The course is divided in two parts: The part on the Home rule arrangement and the part on the human rights protected in the Danish constitution. The part on the Home rule arrangement begins with a historical perspective on the constitutional position of the Faroe Islands. After this introduction, the course continues with a discussion of the history and the preparatory work to the current Home rule act. Then follows a substantive discussion of the particular provisions in the Home rule act and the two acts in 2005 on the transfer of competences to the Faroese authorities and on the conclusion of international agreements. Next will be discussed and reviewed various opinions and theories on the fundamental constitutional position of the Faroe Islands within the Danish kingdom. Significant is the description and analysis of the fundamental change and broadening of home rule competences that was the result of the two acts in 2005 on the transfer of competences to the Faroese authorities and on the conclusion of international agreements respectively. Methodological questions, as constitutional sources, and how constitutional laws are, and ought to be, interpreted, are also part of the first part. The latter part about human right covers some of the most important rights and freedoms protected in the Danish constitution. These are freedom of expression, property rights, freedom of liberty and home, freedom of assembly and assosiation. Lastly, some methodological questions important for human rights in a constitutional context will be discussed and evaluated.
Learning and teaching approaches
Between 40 and 50 hours.
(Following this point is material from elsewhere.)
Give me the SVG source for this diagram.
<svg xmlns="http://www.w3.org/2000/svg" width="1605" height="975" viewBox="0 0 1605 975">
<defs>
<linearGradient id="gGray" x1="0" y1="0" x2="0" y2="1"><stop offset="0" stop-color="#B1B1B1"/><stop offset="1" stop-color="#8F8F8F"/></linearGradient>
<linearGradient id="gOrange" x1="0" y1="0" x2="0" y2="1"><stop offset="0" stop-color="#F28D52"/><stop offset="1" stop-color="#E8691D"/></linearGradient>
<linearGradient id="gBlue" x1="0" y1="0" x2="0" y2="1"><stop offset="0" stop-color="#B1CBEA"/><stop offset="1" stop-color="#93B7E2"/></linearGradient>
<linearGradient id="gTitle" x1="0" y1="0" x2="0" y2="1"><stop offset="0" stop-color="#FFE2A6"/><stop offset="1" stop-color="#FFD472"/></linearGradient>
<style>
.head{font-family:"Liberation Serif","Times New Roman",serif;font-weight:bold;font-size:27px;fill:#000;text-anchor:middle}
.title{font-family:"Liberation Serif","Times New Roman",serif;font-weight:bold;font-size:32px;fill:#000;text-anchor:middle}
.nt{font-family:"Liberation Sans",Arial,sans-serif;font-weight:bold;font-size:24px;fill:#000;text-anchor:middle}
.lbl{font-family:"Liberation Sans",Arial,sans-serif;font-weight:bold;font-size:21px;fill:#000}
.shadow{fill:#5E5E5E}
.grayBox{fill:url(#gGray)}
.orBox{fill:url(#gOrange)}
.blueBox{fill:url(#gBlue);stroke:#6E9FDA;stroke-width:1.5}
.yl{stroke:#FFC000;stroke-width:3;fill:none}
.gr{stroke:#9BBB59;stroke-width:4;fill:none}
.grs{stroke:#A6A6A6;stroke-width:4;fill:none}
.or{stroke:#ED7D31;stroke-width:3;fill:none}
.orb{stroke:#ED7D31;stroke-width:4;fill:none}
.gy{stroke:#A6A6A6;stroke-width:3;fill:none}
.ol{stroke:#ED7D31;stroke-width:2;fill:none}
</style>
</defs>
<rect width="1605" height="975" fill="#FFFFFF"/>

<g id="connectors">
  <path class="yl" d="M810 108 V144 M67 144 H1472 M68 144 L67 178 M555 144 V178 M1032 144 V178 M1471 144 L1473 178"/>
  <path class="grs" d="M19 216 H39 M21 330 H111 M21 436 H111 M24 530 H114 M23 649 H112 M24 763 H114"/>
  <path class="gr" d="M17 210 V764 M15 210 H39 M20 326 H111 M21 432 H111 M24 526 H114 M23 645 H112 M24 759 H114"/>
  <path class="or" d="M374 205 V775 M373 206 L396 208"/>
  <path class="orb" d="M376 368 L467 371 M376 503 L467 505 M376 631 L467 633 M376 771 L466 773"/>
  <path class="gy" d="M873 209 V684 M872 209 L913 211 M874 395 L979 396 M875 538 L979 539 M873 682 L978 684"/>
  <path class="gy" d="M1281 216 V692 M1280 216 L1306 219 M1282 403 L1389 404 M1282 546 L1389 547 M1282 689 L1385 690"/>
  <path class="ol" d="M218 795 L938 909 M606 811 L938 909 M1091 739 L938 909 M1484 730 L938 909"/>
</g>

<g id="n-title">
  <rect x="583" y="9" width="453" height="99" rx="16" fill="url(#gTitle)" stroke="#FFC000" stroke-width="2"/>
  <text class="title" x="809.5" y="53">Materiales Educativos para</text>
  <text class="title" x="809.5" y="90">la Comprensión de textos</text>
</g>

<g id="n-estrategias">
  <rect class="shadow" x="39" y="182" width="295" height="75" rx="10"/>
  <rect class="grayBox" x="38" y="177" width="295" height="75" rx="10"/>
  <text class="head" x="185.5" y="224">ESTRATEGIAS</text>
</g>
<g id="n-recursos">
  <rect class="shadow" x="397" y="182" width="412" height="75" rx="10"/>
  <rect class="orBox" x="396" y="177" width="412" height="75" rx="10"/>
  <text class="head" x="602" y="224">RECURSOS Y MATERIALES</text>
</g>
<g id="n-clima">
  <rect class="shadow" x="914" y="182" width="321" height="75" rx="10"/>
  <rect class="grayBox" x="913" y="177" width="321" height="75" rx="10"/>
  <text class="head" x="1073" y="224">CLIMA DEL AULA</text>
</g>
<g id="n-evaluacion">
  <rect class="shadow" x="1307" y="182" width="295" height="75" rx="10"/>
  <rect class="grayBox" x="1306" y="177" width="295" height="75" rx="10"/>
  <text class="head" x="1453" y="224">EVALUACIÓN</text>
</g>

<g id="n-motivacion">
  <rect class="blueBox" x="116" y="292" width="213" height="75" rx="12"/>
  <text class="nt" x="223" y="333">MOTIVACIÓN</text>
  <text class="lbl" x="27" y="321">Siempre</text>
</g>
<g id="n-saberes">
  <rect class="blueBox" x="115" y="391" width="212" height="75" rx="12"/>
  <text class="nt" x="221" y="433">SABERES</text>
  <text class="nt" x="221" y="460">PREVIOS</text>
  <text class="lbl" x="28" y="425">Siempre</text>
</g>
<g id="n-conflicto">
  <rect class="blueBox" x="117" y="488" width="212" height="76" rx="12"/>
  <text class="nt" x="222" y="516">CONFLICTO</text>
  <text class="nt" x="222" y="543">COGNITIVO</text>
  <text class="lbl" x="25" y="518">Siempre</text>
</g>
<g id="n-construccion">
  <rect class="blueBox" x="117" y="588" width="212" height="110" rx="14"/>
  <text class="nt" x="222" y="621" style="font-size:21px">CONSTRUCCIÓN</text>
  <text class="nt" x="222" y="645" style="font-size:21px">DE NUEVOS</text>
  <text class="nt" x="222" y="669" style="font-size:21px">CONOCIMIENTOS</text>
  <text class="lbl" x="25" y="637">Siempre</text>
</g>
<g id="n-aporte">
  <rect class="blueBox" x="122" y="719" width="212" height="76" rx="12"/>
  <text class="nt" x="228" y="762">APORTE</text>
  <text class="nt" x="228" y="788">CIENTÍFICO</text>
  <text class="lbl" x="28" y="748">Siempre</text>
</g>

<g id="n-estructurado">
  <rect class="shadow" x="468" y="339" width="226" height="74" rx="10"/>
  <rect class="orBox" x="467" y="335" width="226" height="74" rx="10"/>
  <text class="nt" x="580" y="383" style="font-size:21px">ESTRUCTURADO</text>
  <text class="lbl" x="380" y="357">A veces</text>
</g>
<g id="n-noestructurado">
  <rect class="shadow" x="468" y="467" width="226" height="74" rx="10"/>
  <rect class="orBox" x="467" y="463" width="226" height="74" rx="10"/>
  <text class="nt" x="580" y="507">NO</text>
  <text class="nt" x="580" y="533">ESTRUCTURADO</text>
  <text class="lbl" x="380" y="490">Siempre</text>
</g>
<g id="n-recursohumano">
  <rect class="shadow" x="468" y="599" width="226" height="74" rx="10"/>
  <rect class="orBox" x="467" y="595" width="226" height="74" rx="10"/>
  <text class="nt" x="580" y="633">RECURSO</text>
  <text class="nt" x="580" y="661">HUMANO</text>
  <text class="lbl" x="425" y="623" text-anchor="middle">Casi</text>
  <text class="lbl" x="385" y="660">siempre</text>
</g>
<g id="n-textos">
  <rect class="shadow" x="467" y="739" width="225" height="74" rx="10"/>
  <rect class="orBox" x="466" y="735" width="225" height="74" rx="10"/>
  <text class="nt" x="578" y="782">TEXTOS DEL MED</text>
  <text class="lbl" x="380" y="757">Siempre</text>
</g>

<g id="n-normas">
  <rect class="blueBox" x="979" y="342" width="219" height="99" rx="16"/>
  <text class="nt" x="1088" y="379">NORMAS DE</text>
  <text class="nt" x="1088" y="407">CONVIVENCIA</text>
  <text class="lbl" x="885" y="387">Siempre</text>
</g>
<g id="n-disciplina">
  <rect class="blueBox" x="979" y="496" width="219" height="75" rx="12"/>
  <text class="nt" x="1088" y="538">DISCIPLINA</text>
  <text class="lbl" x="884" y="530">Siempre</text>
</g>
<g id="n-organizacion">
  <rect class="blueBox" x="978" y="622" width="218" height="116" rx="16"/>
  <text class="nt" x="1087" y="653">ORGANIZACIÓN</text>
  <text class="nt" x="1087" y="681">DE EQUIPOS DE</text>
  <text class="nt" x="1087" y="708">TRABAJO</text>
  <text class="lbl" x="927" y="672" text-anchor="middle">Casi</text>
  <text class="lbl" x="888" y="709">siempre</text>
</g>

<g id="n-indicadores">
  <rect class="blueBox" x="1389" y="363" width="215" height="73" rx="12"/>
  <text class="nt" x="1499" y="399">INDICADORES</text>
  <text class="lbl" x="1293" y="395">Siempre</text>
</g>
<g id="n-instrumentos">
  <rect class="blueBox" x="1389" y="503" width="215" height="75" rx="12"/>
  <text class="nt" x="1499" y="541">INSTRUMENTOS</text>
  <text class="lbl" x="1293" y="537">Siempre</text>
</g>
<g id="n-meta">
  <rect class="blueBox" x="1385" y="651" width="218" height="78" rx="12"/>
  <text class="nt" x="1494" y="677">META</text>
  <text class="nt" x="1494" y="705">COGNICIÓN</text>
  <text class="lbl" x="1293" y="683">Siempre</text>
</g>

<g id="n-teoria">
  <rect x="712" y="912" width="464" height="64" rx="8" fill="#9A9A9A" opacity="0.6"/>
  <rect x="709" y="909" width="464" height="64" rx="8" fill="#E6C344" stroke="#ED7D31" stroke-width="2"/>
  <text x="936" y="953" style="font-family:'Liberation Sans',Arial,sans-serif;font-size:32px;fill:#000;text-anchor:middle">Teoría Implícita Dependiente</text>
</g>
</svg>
The course consists of lectures, student presentations, critical discussion and application of assigned readings.
The students shall among other things be able to: - Explain the constitutional position of the Faroe Islands in historical perspective. - Account for different conceptions of the Danish unitary state theory (“rigsenheden”) and the theory of delegated powers, and how these theories are grounded in the Danish constitution (grundlov) and other legal sources. - Demonstrate a thorough substantive knowledge of the Home rule act and the two supplementing acts on the transferral of competences to the Faroese authorities and on the conclusion of international agreements respectively. - Explain the re-arrangement in 2005, and why it was significant both from a practical perspective as well as a matter of principle. - Explain what, if anything, is special about constitutional interpretation as opposed to normal legal interpretation, and account for how law and politics interact in the Home rule area of Danish constitutional law. - Explain the content and meaning of the most important rights provisions in the Danish constitution. - Explain theimportance of the balancing approach where single rights must be balanced against other competing rights and values. - Explain the spesific interpretive challenges posed in a rights context, among these the importance of regaridng human rights as procedural law rather than substantive law. - Present and formulate knowledge and arguments correctly and succinctly in eloquent and correct language.
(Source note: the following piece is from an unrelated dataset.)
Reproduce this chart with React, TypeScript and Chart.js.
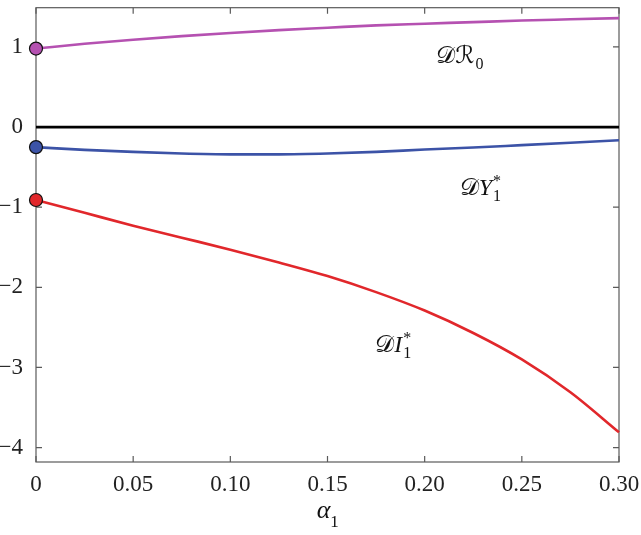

A multiple choice exam early in the course will constitute 20% of the grade. A take home exam in the middle of the course will count for 30%. Finally a final written 4 our exam at the end of the course will count for 50%. Only one grade will be given. Still, it is a precondition for passing the exam that all three partial exams can be considered passed, assessed separately.
Bárður Larsen & Kristian Joensen: Materials – available online on the Moodle network prior to teaching. Required reading is between 800 and 900 pages, but parts is cursory reading, such as historical background. The reading list covers i.a. court cases, laws and prepatory work, articles and book chapters from these authors: Kári á Rógvi, Jákup Thorsteinsson, Frederik Harhoff, Alf Ross, Kristian Joensen, Bárður Larsen, Jens Peter Christensen, Robert F. Williams, Max Sørensen, Ole Spiermann, Poul Meyer, Edward Mitens, Jens Hartig Danielsen, Peter Germer, Frederick Schauer, Henrik Zahle and Boštjan M. Zupančič.